Two alternating VBOs in this case, not double-buffered. :slight_smile:
This was in response to Alfonse’s comment above regarding ATI possibly using a second VBO buffer. They are not.

This is the bad news for ATI if it is true. You didn’t mention the size of VA/VBO, the way they are drawn etc.

Why would this be bad news? Good performance is always better.
If NVidia is using a slow memcpy for VA’s whereas ATI is using DMA then it is a good idea, as it will render faster because it can push the data from CPU->GPU quicker.

The sizes I tested for the VA/VBO were from 1024 vertices to 16.7M vertices split into max blocks of 65536 with culling, using float vertex, float normal, uint color, and ushort and uint index. Both separate individual I,V,N,C arrays and interleaved I+VNC arrays. Drawn using glVertexPointer, glNormalPointer, glColorPointer and DrawElements.
As I mentioned though, I tested on over 6 newer computers, so people with other hardware may get different results than I did.

Static VBOs should be cached in the graphics card memory, so if VAs and VBOs have the same rendering speed that means either VBOs are not in video memory or VAs are cached in the video memory. I really doubt that either of the vendors does cache VAs “on the server side”. That’s why I said what I said. But if AMD do cache VAs in video memory, than the performance would be high (for example if the content of VA is not changed between consecutive draws then “cache” the content), but in that case there will be no difference between the semantic of VA and VBO. I don’t have any AMD card on disposal, but if you post your benchmark I’ll execute it on various NVIDIA cards and various versions of MS Windows, and reply with the results.
I have just changed VBO hints in my application from STATIC_DRAW to STREAM_COPY, and I REALLY HAVE THE SAME RESULTS for both on 8600M GT/Vista. I’ll try also on GTX470/Win7.

I have just changed VBO hints in my application from STATIC_DRAW to STREAM_COPY

You do know what the difference between “DRAW” and “COPY” is, yes?

DRAW means that you, the user, will fill it with data directly, either with glBuffer(Sub)Data or mapping with write flags. It means that you, the user, will not read from it, either with glGetBufferSubData or mapping with read flags.

COPY means that you, the user, will neither read from nor write to it. COPY is useful for doing things like transform feedback, where you render to some buffer object that you then use as source for another rendering operation.

So COPY is the wrong thing.

:slight_smile:
Thank you for clarification, Alfonse!

The following chart depicts what I wanted to say. Next time I’ll be more careful during posting. :wink:

VBO hints chart

Yes, you are correct, STATIC hint data should be located on GPU memory.

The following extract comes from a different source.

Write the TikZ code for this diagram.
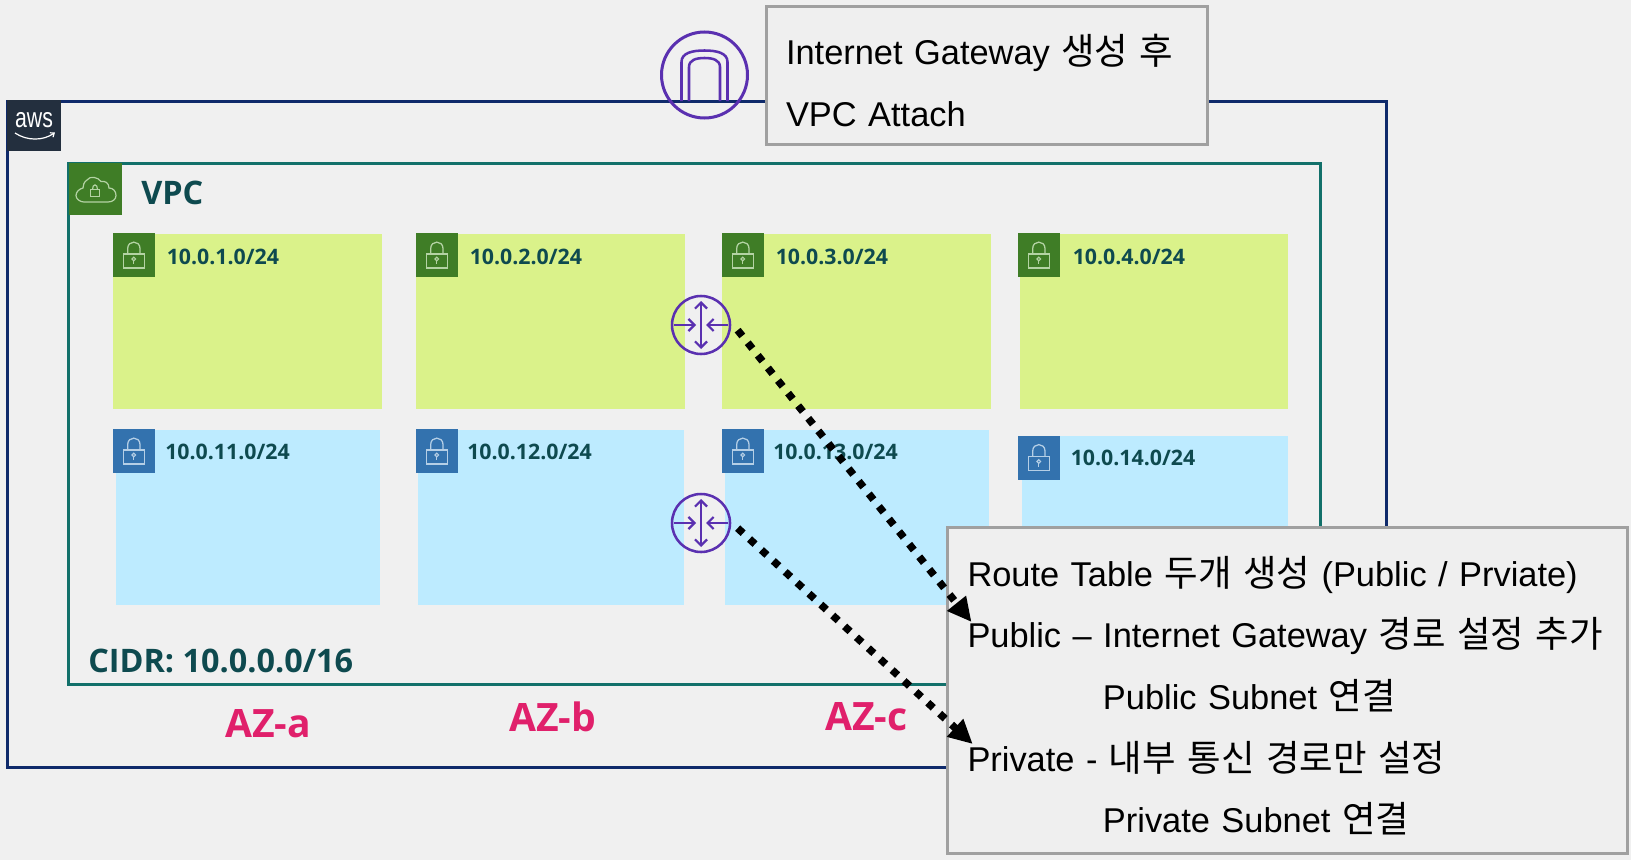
\documentclass[tikz,border=0pt]{standalone}
\usepackage{fontspec}
\usetikzlibrary{arrows.meta}
\setmainfont{Liberation Sans}
\newfontfamily\labelfont{Open Sans}
\newfontfamily\kr[Scale=1.06]{Noto Sans CJK KR}
\definecolor{pagebg}{HTML}{F0F0F0}
\definecolor{awsline}{HTML}{0F2A6B}
\definecolor{vpcline}{HTML}{12706A}
\definecolor{awsdark}{HTML}{232F3E}
\definecolor{icongreen}{HTML}{3F7D26}
\definecolor{iconblue}{HTML}{3372AE}
\definecolor{strokegreen}{HTML}{B4D3A4}
\definecolor{strokeblue}{HTML}{B5CFE6}
\definecolor{subgreen}{HTML}{DAF28A}
\definecolor{subblue}{HTML}{BDEBFF}
\definecolor{purple}{HTML}{5A30B0}
\definecolor{labeltxt}{HTML}{0E4A4F}
\definecolor{azpink}{HTML}{E0206B}
\definecolor{boxline}{HTML}{A0A0A0}
\definecolor{boxfill}{HTML}{EFEFEF}
\newcommand{\pxu}{0.75pt}
\newcommand{\zone}[6]{\node[#6,minimum width={(#4-#2)*\pxu},minimum height={(#5-#3)*\pxu}] (#1) at ({(#2+#4)/2},{(#3+#5)/2}) {};}
\newcommand{\lockat}[5]{\node[lockbox,fill=#4] (#1) at (#2,#3) {}; \pic at (#1.north west) {padlock=#5};}
\newcommand{\firstline}{\rule{0pt}{31pt}}
\tikzset{
  frame/.style={draw,line width=2.25pt,inner sep=0pt,outer sep=0pt},
  area/.style={inner sep=0pt,outer sep=0pt,fill=#1},
  lockbox/.style={anchor=north west,inner sep=0pt,outer sep=0pt,minimum width=42*\pxu,minimum height=44*\pxu},
  sublabel/.style={anchor=base west,inner sep=0pt,text=labeltxt,font=\labelfont\bfseries\fontsize{16}{18}\selectfont},
  biglabel/.style={anchor=base west,inner sep=0pt,text=labeltxt,font=\labelfont\bfseries\fontsize{24.3}{28}\selectfont},
  azlabel/.style={anchor=base west,inner sep=0pt,text=azpink,font=\labelfont\bfseries\fontsize{29.3}{32}\selectfont},
  routernode/.style={circle,draw=purple,line width=1.9pt,inner sep=0pt,minimum size=58*\pxu,outer sep=8*\pxu},
  msgbox/.style={draw=boxline,fill=boxfill,line width=2.25pt,inner xsep=20*\pxu,inner ysep=0pt,outer sep=0pt,align=left,
     font=\fontsize{25.8}{46.2}\selectfont},
  dotted link/.style={line width=5.6pt,dash pattern=on 5.6pt off 6.5pt,-{Triangle[length=18pt,width=17pt]}},
  pics/padlock/.style={code={
    \draw[#1,line width=0.95pt] (10.5,21) rectangle (31.5,35);
    \draw[#1,line width=0.95pt] (14.7,21) -- (14.7,15.5) .. controls (14.7,7) and (27,7) .. (27,15.5) -- (27,21);
    \draw[#1,line width=0.85pt] (20.8,26) circle[radius=1.8];
    \draw[#1,line width=0.85pt] (20.8,27.5) -- (20.8,31);
  }},
  pics/routerglyph/.style={code={
    \draw[purple,line width=1.7pt,{Straight Barb[length=4.5pt,width=9pt]}-{Straight Barb[length=4.5pt,width=9pt]}] (0,-24) -- (0,24);
    \draw[purple,line width=1.7pt,-{Straight Barb[length=4.5pt,width=9pt]}] (-27,0) -- (-5,0);
    \draw[purple,line width=1.7pt,-{Straight Barb[length=4.5pt,width=9pt]}] (27,0) -- (5,0);
  }}
}
\begin{document}
\begin{tikzpicture}[x=0.75pt,y=-0.75pt]
\useasboundingbox (0,0) rectangle (1631,860);
\fill[pagebg] (0,0) rectangle (1631,860);
% AWS cloud
\zone{awsbox}{7.5}{101}{1386}{767}{frame,draw=awsline}
\node[inner sep=0pt,outer sep=0pt,fill=awsdark,anchor=north west,minimum width=54*\pxu,minimum height=51*\pxu] (awslogo) at (7,100) {};
\node[inner sep=0pt,text=white,xscale=0.76,font=\fontsize{21}{24}\selectfont] (awstext) at (34,120) {aws};
\coordinate (smileL) at (15,133);
\coordinate (smileR) at (55,132.5);
\draw[white,line width=0.9pt,-{Straight Barb[length=2.5pt,width=4pt]}] (smileL) .. controls (27,141) and (43,141) .. (smileR);
% VPC
\zone{vpcbox}{68.5}{163.7}{1320}{684.7}{frame,draw=vpcline}
\node[inner sep=0pt,outer sep=0pt,fill=icongreen,anchor=north west,minimum width=53*\pxu,minimum height=52*\pxu] (vpcicon) at (69,163) {};
\draw[strokegreen,line width=0.9pt] (84,202) -- (108,202) .. controls (113,202) and (116,199) .. (116,195.5) .. controls (116,191) and (113,188) .. (109,188) .. controls (109,183) and (105,180.5) .. (101,181.5) .. controls (98,177) and (90,175.5) .. (87,180) .. controls (84,182) and (83,185) .. (83,188) .. controls (79,189) and (76,192) .. (76,195.5) .. controls (76,199) and (80,202) .. (84,202) -- cycle;
\draw[strokegreen,line width=0.9pt] (90.7,189.3) rectangle (99.3,196.7);
\draw[strokegreen,line width=0.9pt] (92.5,189.3) .. controls (92.5,183.5) and (97.5,183.5) .. (97.5,189.3);
\node[biglabel] (vpclabel) at (141,204) {VPC};
\node[biglabel] (cidrlabel) at (88,672) {CIDR: 10.0.0.0/16};
% Public subnets
\zone{pub1}{113}{233.5}{382}{409}{area=subgreen}
\zone{pub2}{416}{233.5}{685}{409}{area=subgreen}
\zone{pub3}{722}{233.5}{991}{409}{area=subgreen}
\zone{pub4}{1020}{233.5}{1288}{409}{area=subgreen}
\lockat{li1}{113}{233}{icongreen}{strokegreen}
\lockat{li2}{416}{233}{icongreen}{strokegreen}
\lockat{li3}{722}{233}{icongreen}{strokegreen}
\lockat{li4}{1018}{233}{icongreen}{strokegreen}
\node[sublabel] (ll1) at (166.5,264) {10.0.1.0/24};
\node[sublabel] (ll2) at (469.5,264) {10.0.2.0/24};
\node[sublabel] (ll3) at (775.5,264) {10.0.3.0/24};
\node[sublabel] (ll4) at (1072.5,264) {10.0.4.0/24};
% Private subnets
\zone{prv1}{116}{430}{380}{604.5}{area=subblue}
\zone{prv2}{418}{430}{684}{604.5}{area=subblue}
\zone{prv3}{725}{430}{989}{604.5}{area=subblue}
\zone{prv4}{1022}{436}{1288}{604.5}{area=subblue}
\lockat{lp1}{113}{429}{iconblue}{strokeblue}
\lockat{lp2}{416}{429}{iconblue}{strokeblue}
\lockat{lp3}{722}{429}{iconblue}{strokeblue}
\lockat{lp4}{1018}{435.5}{iconblue}{strokeblue}
\node[sublabel] (lq1) at (165,459) {10.0.11.0/24};
\node[sublabel] (lq2) at (467,459) {10.0.12.0/24};
\node[sublabel] (lq3) at (773,459) {10.0.13.0/24};
\node[sublabel] (lq4) at (1070.5,465) {10.0.14.0/24};
% AZ labels
\node[azlabel] (aza) at (225,737) {AZ-a};
\node[azlabel] (azb) at (509,731) {AZ-b};
\node[azlabel] (azc) at (825,730) {AZ-c};
% Routers
\node[routernode] (router1) at (701,325) {};
\pic at (router1.center) {routerglyph};
\node[routernode] (router2) at (701,523) {};
\pic at (router2.center) {routerglyph};
% Internet gateway
\node[circle,draw=purple,line width=2.25pt,inner sep=0pt,outer sep=0pt,minimum size=86*\pxu] (igw) at (704.5,75) {};
\draw[purple,line width=1.9pt] (681.5,101) -- (681.5,62) .. controls (681.5,53) and (692,50.5) .. (704.5,50.5) .. controls (717,50.5) and (727.5,53) .. (727.5,62) -- (727.5,101);
\draw[purple,line width=1.9pt] (689,101) -- (689,67) .. controls (689,60) and (696,58) .. (704.5,58) .. controls (713,58) and (720,60) .. (720,67) -- (720,101);
% Note boxes
\node[msgbox,anchor=north west,minimum width=441*\pxu,minimum height=138*\pxu,text width=401*\pxu] (gwnote) at (766,6) {\firstline Internet Gateway {\kr 생성 후}\\VPC Attach};
\node[msgbox,anchor=north west,minimum width=680*\pxu,minimum height=326*\pxu,text width=640*\pxu] (rtnote) at (947.5,527) {\firstline Route Table {\kr 두개 생성} (Public / Prviate)\\Public – Internet Gateway {\kr 경로 설정 추가}\\\hspace*{101.6pt}Public Subnet {\kr 연결}\\Private - {\kr 내부 통신 경로만 설정}\\\hspace*{101.6pt}Private Subnet {\kr 연결}};
% Connectors
\coordinate (tipA) at (971.5,622);
\coordinate (tipB) at (972.7,744);
\draw[dotted link] (router1.-8) -- (tipA);
\draw[dotted link] (router2.-8) -- (tipB);
\end{tikzpicture}
\end{document}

To clarify my previous posts if I have confused anyone, the ATI VA is not rendering at the exact same speed as the ATI STREAM VBO, but as I stated it is rendering significantly faster than the NVidia VA.
Since you typically don’t need to display the render output faster than screen refresh rates, ATI VA can visually appear to be almost as fast as VBO for screen updates such as camera movement. This is what I meant previously.
For example, the results that I am getting are along these lines with 2M triangles of I+VNC data, this is typical results of every system I have tested so far:

ATI VA = 56 fps
NVidia VA = 9 fps
ATI VBO STREAM = 200+ fps
NVidia VBO STREAM = 200+ fps

So ATI VA performance will visually look close to VBO performance in this case for my application (regarding 60Hz).
The better way to time this would be milliseconds of course instead of fps, but this is just a quick example.

Sorry, this isn’t a benchmark program, it is an actual CAD-like program being developed.

Can you try turning off threaded optimizations on the nvidia cards (via Riva Tuner or similar), and see if it improves performance of your VAs?

I recently got a new computer with AMD card. I noticed that AMD is more sensitive to memory usage. I can run out of memory on AMD quite fast if I forget to free framebuffers on resize, for example. I did not encounter this on NVIDIA - it seemed to tolerate careless memory management better.

Different memory management strategies might be playing a part in these performance differences. But this is just guessing.

This topic was automatically closed 183 days after the last reply. New replies are no longer allowed.